En outre, l’état-major, gangrené par des cadres islamistes nostalgiques du régime déchu d’Omar Al-Bachir, procède à une campagne massive de recrutement de civils dans les zones sous son contrôle. Surnommés « Résistance populaire », ces groupes, le plus souvent formés sur des bases ethniques, font craindre une aggravation des violences entre communautés.

« Les FSR sont responsables de crimes de guerre, mais il est important de rappeler que le jeu de la division ethnique est joué des deux côtés. A long terme, ce jeu est extrêmement dangereux. Si nous ne sommes pas encore confrontés à une guerre civile intégrale, on assiste à un embrigadement de la société et à une multiplication des groupes armés. La guerre pourrait entrer dans une phase moins lisible, fragmentée en affrontements locaux », analyse Clément Deshayes, chercheur à l’Institut de recherche pour le développement (IRD).

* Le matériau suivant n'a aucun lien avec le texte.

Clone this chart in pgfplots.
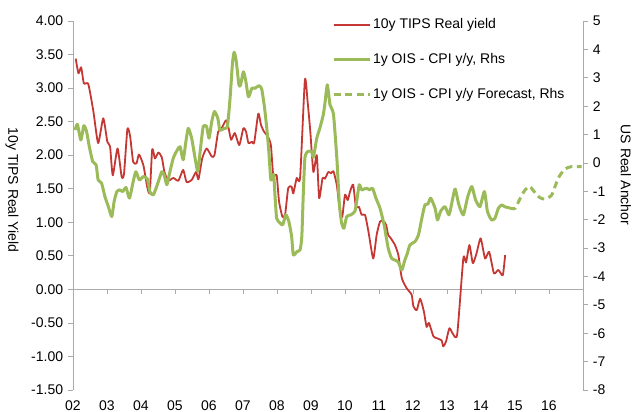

De leur côté, les FSR sont parvenues à rallier des milliers de combattants grâce à leurs ressources financières importantes, mais aussi en s’appuyant sur un discours louant la figure du guerrier et la suprématie des Arabes nomades de la région. « Hemetti a réuni sous une même bannière tous les clans arabes du Darfour. Ses forces recrutent même au Tchad et jusqu’au Niger. Mais il pourra difficilement régner sur le Soudan. Il n’a pas le soutien du reste de la population, excédée par sa politique de la terre brûlée », estime un responsable tchadien installé près de la frontière.

Le soutien des Emirats arabes unis

Le rapport de l’ONU fait également la lumière sur les soutiens extérieurs et les lignes d’approvisionnement des FSR. Confirmant des informations précédemment publiées par Le Monde, les experts soulignent notamment le soutien déterminant des Emirats arabes unis dont bénéficient les paramilitaires. Le rapport établit plusieurs livraisons de carburant et d’armements en provenance du Soudan du Sud, de Centrafrique, de Libye, mais surtout du Tchad, orchestrées par les Emirats, qui se sont imposés comme un partenaire central du régime du président tchadien, Mahamat Idriss Déby.

Ces révélations sont fermement niées par Abou Dhabi. Le Soudan, pays riche en ressources et carrefour stratégique entre le Sahel et la mer Rouge, est pourtant au cœur d’une compétition qui dépasse ses frontières, comme en atteste la livraison de drones iraniens Mohajer-6 à l’armée régulière, selon des informations du Monde.

La tournée africaine de Hemetti fait grincer des dents du côté de l’armée régulière. Le gouvernement installé à Port-Soudan, dans l’est du pays, a rappelé son ambassadeur au Kenya après la visite de son ennemi et a suspendu sa participation aux instances de l’Autorité intergouvernementale pour le développement (IGAD), qui devait organiser en janvier un tête-à-tête entre les deux généraux rivaux.

Au cours du sommet extraordinaire de l’organisation régionale, qui s’est tenu le 18 janvier à Entebbe, en Ouganda, seul Hemetti était présent. En marge de la réunion, il a affirmé être prêt à un cessez-le-feu, rencontrant notamment l’émissaire de l’Union européenne pour la Corne de l’Afrique. En outre, le chef de guerre a réalisé un coup politique en signant un accord avec la principale force civile d’opposition en exil, menée par l’ancien premier ministre Abdallah Hamdok.

Mais si le général Hemetti avance ses pions sur les terrains politique et diplomatique, les deux camps continuent de privilégier l’option militaire pour défaire leur ennemi et conquérir le pouvoir.